Since the James Harden trade first became official, many have wondered what the Philadelphia 76ers‘ next move may be. While the whiteboard has yet to leak for the Sixers, the team has made clear the value they’ve placed on acquiring a third star to surround Joel Embiid and Tyrese Maxey.
When and how that will happen remains speculative, but as everyone looks to read, or even create, the tea leaves, one name has entered the rumor mill… again.
According to The Athletic’s Shams Charania, there is “increased openness” between the Chicago Bulls and two-time All-Star Zach LaVine about exploring a trade.
Seemingly the moment this alert went out to the NBA masses, many began to speculate if the Sixers could be among the teams to pursue LaVine.
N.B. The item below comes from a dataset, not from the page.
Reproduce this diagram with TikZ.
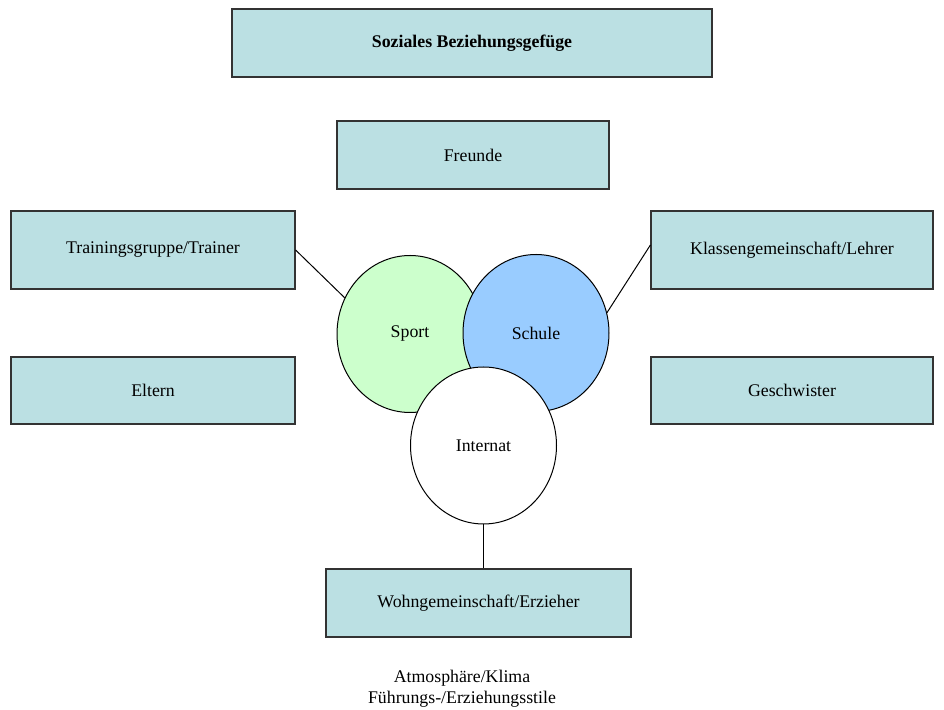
\documentclass[tikz,border=0pt]{standalone}
\usepackage{fontspec}
\setmainfont{Liberation Serif}
\usetikzlibrary{shapes.geometric}
\definecolor{boxfill}{RGB}{187,224,227}
\definecolor{sportfill}{RGB}{204,255,204}
\definecolor{schulefill}{RGB}{153,204,255}
\begin{document}
\begin{tikzpicture}[x=0.5pt,y=-0.5pt,
  every node/.style={font=\fontsize{8.9}{10.7}\selectfont},
  box/.style={draw=black!80, line width=0.6pt, fill=boxfill, rectangle, inner sep=0pt},
  circ/.style={draw=black, line width=0.5pt, ellipse, inner sep=0pt, minimum width=73pt, minimum height=78.5pt},
  conn/.style={draw=black, line width=0.5pt}]
\useasboundingbox (0,0) rectangle (944,710);
\node[box, minimum width=240pt, minimum height=34pt, font=\fontsize{8.9}{10.7}\selectfont\bfseries] (title) at (472,43) {Soziales Beziehungsgefüge};
\node[box, minimum width=136pt, minimum height=34pt] (freunde) at (473,155) {Freunde};
\node[box, minimum width=142pt, minimum height=39pt] (train) at (153,250) {Trainingsgruppe/Trainer};
\node[box, minimum width=142pt, minimum height=33.5pt] (eltern) at (153,390.5) {Eltern};
\node[box, minimum width=141pt, minimum height=39pt] (klassen) at (792,250) {Klassengemeinschaft/Lehrer};
\node[box, minimum width=141pt, minimum height=33.5pt] (geschw) at (792,390.5) {Geschwister};
\node[box, minimum width=152.5pt, minimum height=34pt] (wohn) at (478.5,603) {Wohngemeinschaft/Erzieher};
\node[circ, fill=sportfill] (sport) at (410,334) {Sport};
\node[circ, fill=schulefill] (schule) at (536,333) {Schule};
\node[circ, fill=white] (internat) at (483.5,445.5) {Internat};
\draw[conn] (train.east) -- (sport.151);
\draw[conn] ([yshift=2.5pt]klassen.west) -- (schule.16);
\draw[conn] (internat.south) -- (internat.south |- wohn.north);
\node[align=center, inner sep=0pt] (atmo) at (462,688.5) {Atmosphäre/Klima\\Führungs-/Erziehungsstile};
\end{tikzpicture}
\end{document}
After all, team president of basketball operations has been reportedly hell-bent on adding an All-Star-quality player in the wake of James Harden’s trade demand.
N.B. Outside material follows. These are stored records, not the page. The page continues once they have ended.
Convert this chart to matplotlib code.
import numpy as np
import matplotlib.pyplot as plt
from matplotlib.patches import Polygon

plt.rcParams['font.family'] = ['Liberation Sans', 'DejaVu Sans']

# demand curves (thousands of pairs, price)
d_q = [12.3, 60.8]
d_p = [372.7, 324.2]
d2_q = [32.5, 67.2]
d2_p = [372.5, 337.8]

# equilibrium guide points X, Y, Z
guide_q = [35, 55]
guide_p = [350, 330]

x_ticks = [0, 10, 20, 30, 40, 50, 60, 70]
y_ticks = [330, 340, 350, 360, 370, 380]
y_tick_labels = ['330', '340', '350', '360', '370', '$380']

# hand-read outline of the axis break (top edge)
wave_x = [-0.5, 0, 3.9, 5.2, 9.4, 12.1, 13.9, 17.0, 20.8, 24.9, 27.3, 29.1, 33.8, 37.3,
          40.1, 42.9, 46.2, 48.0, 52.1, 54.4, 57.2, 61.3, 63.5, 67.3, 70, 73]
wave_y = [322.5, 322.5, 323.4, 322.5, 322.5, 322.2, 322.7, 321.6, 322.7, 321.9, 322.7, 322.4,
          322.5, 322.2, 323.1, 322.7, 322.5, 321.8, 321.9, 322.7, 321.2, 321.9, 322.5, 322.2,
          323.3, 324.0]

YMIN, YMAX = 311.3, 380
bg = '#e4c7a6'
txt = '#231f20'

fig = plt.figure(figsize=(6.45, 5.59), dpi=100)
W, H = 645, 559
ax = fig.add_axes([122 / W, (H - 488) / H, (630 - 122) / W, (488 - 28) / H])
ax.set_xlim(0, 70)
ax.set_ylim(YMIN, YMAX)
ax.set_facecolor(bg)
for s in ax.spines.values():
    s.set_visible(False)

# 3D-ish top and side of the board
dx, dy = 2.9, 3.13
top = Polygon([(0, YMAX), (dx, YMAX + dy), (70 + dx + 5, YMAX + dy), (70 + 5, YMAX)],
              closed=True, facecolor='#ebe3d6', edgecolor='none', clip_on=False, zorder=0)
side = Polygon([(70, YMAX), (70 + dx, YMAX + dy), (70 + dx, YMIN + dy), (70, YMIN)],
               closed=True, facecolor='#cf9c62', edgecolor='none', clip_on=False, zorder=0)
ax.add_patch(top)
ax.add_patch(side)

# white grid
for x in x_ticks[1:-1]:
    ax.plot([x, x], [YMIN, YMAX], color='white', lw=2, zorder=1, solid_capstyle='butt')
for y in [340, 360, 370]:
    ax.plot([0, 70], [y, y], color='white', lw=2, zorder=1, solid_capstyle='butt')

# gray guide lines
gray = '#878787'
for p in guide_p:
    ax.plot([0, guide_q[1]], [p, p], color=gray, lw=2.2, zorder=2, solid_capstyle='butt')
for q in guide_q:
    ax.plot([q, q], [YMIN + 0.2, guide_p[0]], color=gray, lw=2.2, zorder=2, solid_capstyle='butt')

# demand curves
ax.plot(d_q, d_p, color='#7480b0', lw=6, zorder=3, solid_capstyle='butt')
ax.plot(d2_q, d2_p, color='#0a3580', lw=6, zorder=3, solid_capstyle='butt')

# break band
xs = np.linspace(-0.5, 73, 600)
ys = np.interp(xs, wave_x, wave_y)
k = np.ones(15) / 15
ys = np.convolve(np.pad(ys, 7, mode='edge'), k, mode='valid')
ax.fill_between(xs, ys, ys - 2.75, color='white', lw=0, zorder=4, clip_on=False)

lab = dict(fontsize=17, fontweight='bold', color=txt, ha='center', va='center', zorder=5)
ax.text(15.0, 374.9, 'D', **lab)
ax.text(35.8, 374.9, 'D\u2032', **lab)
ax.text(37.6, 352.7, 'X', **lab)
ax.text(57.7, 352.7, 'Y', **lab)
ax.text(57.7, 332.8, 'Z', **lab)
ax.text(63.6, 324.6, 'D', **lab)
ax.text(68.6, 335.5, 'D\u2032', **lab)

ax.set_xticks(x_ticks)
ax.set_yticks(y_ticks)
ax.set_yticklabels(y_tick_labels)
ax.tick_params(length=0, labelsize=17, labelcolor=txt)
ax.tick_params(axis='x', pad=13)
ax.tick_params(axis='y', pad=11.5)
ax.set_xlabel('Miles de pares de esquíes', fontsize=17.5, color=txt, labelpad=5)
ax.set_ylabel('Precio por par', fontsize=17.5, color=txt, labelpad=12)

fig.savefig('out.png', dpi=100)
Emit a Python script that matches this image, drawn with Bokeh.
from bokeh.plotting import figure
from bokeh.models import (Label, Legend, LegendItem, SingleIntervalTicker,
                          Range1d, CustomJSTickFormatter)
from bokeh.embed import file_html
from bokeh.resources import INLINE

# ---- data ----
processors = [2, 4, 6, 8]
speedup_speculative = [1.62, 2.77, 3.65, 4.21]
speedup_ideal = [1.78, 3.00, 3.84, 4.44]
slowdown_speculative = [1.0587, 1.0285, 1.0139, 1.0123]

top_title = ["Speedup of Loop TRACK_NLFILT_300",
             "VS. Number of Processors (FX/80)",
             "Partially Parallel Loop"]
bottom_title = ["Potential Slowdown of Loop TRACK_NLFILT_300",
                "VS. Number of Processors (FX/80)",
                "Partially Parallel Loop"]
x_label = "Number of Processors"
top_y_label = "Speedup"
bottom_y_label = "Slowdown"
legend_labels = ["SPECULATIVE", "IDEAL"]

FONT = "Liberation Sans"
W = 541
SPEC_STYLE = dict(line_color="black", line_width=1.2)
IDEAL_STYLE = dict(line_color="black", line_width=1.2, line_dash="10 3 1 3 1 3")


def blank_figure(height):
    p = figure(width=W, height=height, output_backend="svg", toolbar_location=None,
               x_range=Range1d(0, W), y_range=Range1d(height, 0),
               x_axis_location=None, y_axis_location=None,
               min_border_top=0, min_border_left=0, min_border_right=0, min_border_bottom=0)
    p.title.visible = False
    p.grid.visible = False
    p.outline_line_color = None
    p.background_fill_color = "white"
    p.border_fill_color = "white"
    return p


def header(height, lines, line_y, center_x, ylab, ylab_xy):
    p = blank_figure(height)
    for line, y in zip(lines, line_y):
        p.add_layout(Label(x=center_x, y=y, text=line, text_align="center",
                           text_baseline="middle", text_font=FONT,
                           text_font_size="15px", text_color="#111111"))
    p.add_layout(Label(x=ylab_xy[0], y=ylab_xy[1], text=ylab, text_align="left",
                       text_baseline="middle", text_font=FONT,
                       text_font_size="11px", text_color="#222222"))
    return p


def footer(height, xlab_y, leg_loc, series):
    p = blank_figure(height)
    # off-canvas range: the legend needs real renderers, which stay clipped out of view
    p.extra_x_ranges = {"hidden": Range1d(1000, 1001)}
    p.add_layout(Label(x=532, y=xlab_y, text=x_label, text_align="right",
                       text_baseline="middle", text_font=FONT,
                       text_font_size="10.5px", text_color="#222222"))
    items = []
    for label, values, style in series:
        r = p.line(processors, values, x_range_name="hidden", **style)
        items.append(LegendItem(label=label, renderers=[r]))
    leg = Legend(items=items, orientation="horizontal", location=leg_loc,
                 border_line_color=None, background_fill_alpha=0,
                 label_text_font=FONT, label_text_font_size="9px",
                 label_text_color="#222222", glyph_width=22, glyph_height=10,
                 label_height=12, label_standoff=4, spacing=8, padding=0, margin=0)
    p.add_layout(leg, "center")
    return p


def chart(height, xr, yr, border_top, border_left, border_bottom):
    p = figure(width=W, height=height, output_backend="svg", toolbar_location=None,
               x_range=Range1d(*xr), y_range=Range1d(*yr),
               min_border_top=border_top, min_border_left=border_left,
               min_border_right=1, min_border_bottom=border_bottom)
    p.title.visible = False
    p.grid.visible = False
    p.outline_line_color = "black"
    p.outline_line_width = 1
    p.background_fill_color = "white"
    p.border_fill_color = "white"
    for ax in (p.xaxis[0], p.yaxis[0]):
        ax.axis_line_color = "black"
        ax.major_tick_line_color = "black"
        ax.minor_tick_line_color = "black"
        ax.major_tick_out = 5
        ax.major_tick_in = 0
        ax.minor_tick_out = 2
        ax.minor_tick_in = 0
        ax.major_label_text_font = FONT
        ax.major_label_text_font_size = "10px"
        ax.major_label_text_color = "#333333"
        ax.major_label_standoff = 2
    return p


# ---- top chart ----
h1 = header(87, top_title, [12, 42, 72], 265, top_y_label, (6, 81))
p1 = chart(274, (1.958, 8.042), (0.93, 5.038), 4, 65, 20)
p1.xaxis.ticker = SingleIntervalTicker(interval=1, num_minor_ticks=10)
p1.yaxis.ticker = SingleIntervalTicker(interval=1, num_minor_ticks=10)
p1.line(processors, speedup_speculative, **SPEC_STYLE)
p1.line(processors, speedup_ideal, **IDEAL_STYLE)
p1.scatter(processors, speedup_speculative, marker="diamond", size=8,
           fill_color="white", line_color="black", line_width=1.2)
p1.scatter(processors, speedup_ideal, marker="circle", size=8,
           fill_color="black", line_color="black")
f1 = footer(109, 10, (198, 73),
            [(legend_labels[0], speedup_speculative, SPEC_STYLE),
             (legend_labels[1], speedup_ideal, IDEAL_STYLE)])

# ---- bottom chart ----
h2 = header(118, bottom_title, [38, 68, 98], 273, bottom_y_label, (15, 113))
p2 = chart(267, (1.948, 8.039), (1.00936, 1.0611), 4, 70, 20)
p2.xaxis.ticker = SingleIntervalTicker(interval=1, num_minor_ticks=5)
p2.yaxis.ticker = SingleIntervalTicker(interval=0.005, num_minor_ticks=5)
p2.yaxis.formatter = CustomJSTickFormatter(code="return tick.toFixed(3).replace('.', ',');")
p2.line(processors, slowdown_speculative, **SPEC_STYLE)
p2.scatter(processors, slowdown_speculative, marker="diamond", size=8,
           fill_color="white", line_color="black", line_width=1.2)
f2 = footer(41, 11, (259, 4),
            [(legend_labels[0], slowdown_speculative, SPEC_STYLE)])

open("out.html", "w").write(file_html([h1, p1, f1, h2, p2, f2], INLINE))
Now on the other side of that situation, the team once again has the assets to make such a pursuit a reality; but whether they should do so for LaVine is another question.
While his talent and scoring ability are obvious, LaVine’s fit with this current Sixers team and the financial commitment Philadelphia would be making over the next four seasons is far less certain.
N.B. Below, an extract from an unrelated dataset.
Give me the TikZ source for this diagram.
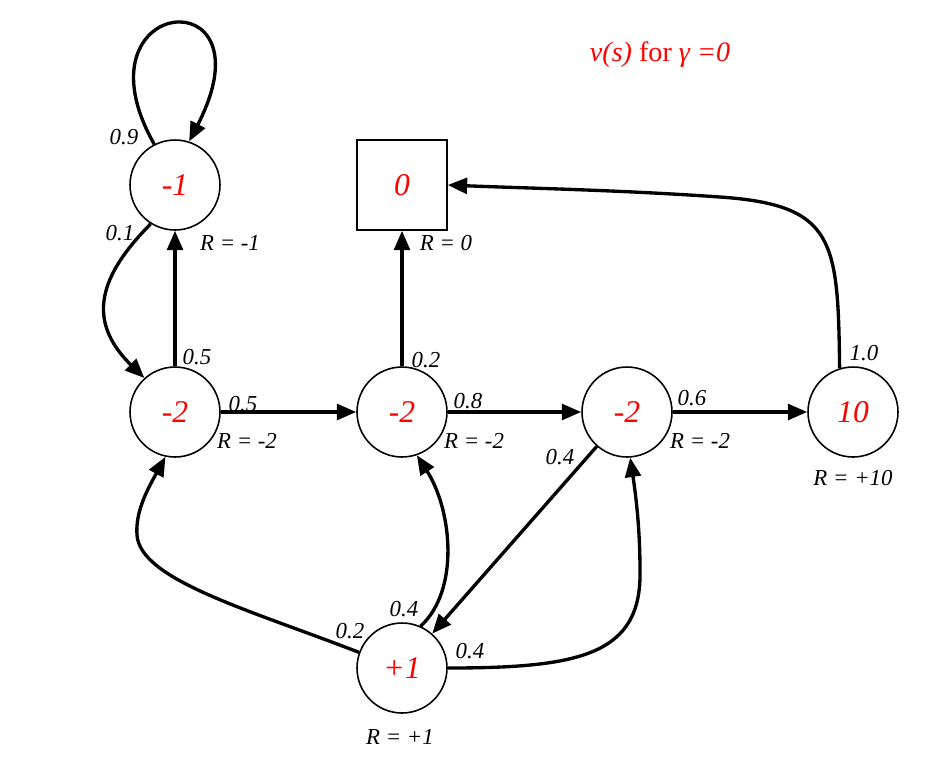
\documentclass[tikz,border=0pt]{standalone}
\usepackage{fontspec}
\setmainfont{Liberation Serif}
\usetikzlibrary{positioning, arrows.meta}

\begin{document}
\begin{tikzpicture}[x=0.02cm, y=-0.02cm,
		state/.style={draw, circle, minimum size=1.8cm, inner sep=0pt, line width=0.9pt,
			text=red, font=\fontsize{18}{20}\selectfont\itshape},
		term/.style={draw, rectangle, minimum size=1.8cm, inner sep=0pt, line width=0.9pt,
			text=red, font=\fontsize{18}{20}\selectfont\itshape},
		prob/.style={font=\fontsize{13}{15}\selectfont\itshape, inner sep=1pt},
		arrow/.style={-{Triangle[length=11pt, width=9pt]}, line width=1.9pt},
		]
		\useasboundingbox (0,0) rectangle (949,765);
		
		\node[state] (m1)  at (175,185) {-1};
		\node[term]  (sq)  at (402,185) {0};
		\node[state] (m2a) at (175,412) {-2};
		\node[state] (m2b) at (402,412) {-2};
		\node[state] (m2c) at (627,412) {-2};
		\node[state] (ten) at (853,412) {10};
		\node[state] (p1)  at (402,668) {+1};
		
		\node[text=red, font=\fontsize{16}{18}\selectfont] (title) at (660,55)
			{\textit{v(s)} for \textit{γ =0}};
		
		% rewards
		\node[prob] (rm1)  at (230,243) {R = -1};
		\node[prob] (rsq)  at (446,243) {R = 0};
		\node[prob] (rm2a) at (247,441) {R = -2};
		\node[prob] (rm2b) at (474,441) {R = -2};
		\node[prob] (rm2c) at (700,441) {R = -2};
		\node[prob] (rten) at (853,478) {R = +10};
		\node[prob] (rp1)  at (400,737) {R = +1};
		
		% transition probabilities
		\node[prob] (q1)  at (124,137) {0.9};
		\node[prob] (q2)  at (120,233) {0.1};
		\node[prob] (q3)  at (197,357) {0.5};
		\node[prob] (q4)  at (243,404) {0.5};
		\node[prob] (q5)  at (426,360) {0.2};
		\node[prob] (q6)  at (468,401) {0.8};
		\node[prob] (q7)  at (692,398) {0.6};
		\node[prob] (q8)  at (560,457) {0.4};
		\node[prob] (q9)  at (864,353) {1.0};
		\node[prob] (q10) at (404,609) {0.4};
		\node[prob] (q11) at (350,631) {0.2};
		\node[prob] (q12) at (470,651) {0.4};
		
		\draw[arrow] (m1.117) .. controls (70,-5) and (275,-25) .. (m1.72);
		\draw[arrow] (m1.-122) .. controls (100,275) and (85,320) .. (m2a.132);
		\draw[arrow] (m2a) -- (m1);
		\draw[arrow] (m2a) -- (m2b);
		\draw[arrow] (m2b) -- (sq);
		\draw[arrow] (m2b) -- (m2c);
		\draw[arrow] (m2c) -- (ten);
		\draw[arrow] (ten.107) .. controls (838,240) and (835,205) .. (720,197)
			.. controls (620,190) and (520,188) .. (sq.east);
		\draw[arrow] (m2c) -- (p1);
		\draw[arrow] (p1.160) .. controls (250,610) and (140,580) .. (137,535)
			.. controls (135,510) and (150,485) .. (m2a.-102);
		\draw[arrow] (p1.66) .. controls (460,590) and (452,510) .. (m2b.-71);
		\draw[arrow] (p1.east) .. controls (580,668) and (642,655) .. (640,570)
			.. controls (640,525) and (635,490) .. (m2c.-86);
		
	\end{tikzpicture}
\end{document}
Again, the ability itself is unquestionable, but LaVine’s skillset is far from a perfect fit in Philadelphia. He’s tremendous as both shooter and scorer, obviously, but the manner in which he does so is not entirely conducive to a supporting role, or rather it has not been in some time.
LaVine has not taken more than three catch-and-shoot threes per game since he played in Minnesota back in 2017. That could change if he comes to Philadelphia and is accepting of a role as the third option instead of the primary offensive weapon that he’s been in Chicago, but players who have experienced the type of freedom of shot selection that LaVine have, have not historically been so willing to defer.
For all the praise that can be hulred towards LaVine for his offensive acumen, the opposite can be said of him as a defender. Despite a fair amount of size and athleticism, LaVine has often exhibited a combination of poor defensive IQ and a lack of interest on that end as well.
Tyrese Maxey has certainly improved as a defender, but not to the point that a backcourt of Maxey and LaVine would grade out positively.
Alongside Alex Caruso and Andre Drummond, LaVine has been successfully “hidden” at times, but there wouldn’t be a perimeter defender of Caruso’s level in Philadelphia to facilitate that role. Rather, the Sixers should be targeting a versatile defender like Caruso — or even the man himself — to ease the burden already placed on Tyrese Maxey, but more on that another time.
Once you get past the defensive warts, the financial implications of LaVine are even more damning. A total of nearly $138 million over three seasons is due to LaVine after this season. Any plans of attacking free agency would be heavily impacted by this deal.
While one could argue that the Sixers would have found their star, thus rendering the need of cap space unnecessary, another could easily argue the possibility of acquiring young, more affordable players who fit the construction of the team better as well. There is, of course, already a player in mind.
Then, there’s the matter that the team would be forced to sacrifice either their depth or Tobias Harris in order to facilitate a deal for LaVine. The inclusion of Marcus Morris and his rather large, expiring cap hit would almost certainly be included in any trade, but after Morris, the Sixers would still find themselves well short of the required matching salary.
To get closer to that number, they would have to include one of, if not both, Nic Batum or Robert Covington — which must wait until Jan. 1 as the players acquired in the James Harden trade cannot be aggregated until that date. While neither of those players comes close to LaVine’s current output, both have been extremely useful and even necessary at times, for the Sixers. Acquiring LaVine, considering all factors, may not be worth losing that depth.
The alternative to losing that depth is by including Tobias Harris in the trade, which makes little sense for Philadelphia and they have shown no intention to do so. Not only has Harris consistently been one of the more critical voices in the Sixers locker room, but losing a player of his caliber would be counterintuitive unless it was necessary to land a true game-changer. Parting with him, be it in a trade or in free agency next offseason, will not be an easy matter for the organization.
The guard the Sixers would be more likely to target is defensive demon Alex Caruso, who fits the team’s needs both from a skillset and salary perspective. Again, that conversation will wait for another day, but it will come. For now, the focus of the story is that the Sixers should not, and reportedly are unlikely to, seriously pursue LaVine.
Simply put, he is a very talented player, but he doesn’t fit the team’s current plans and in this specific case, isn’t worth mortgaging the team’s newly acquired assets for.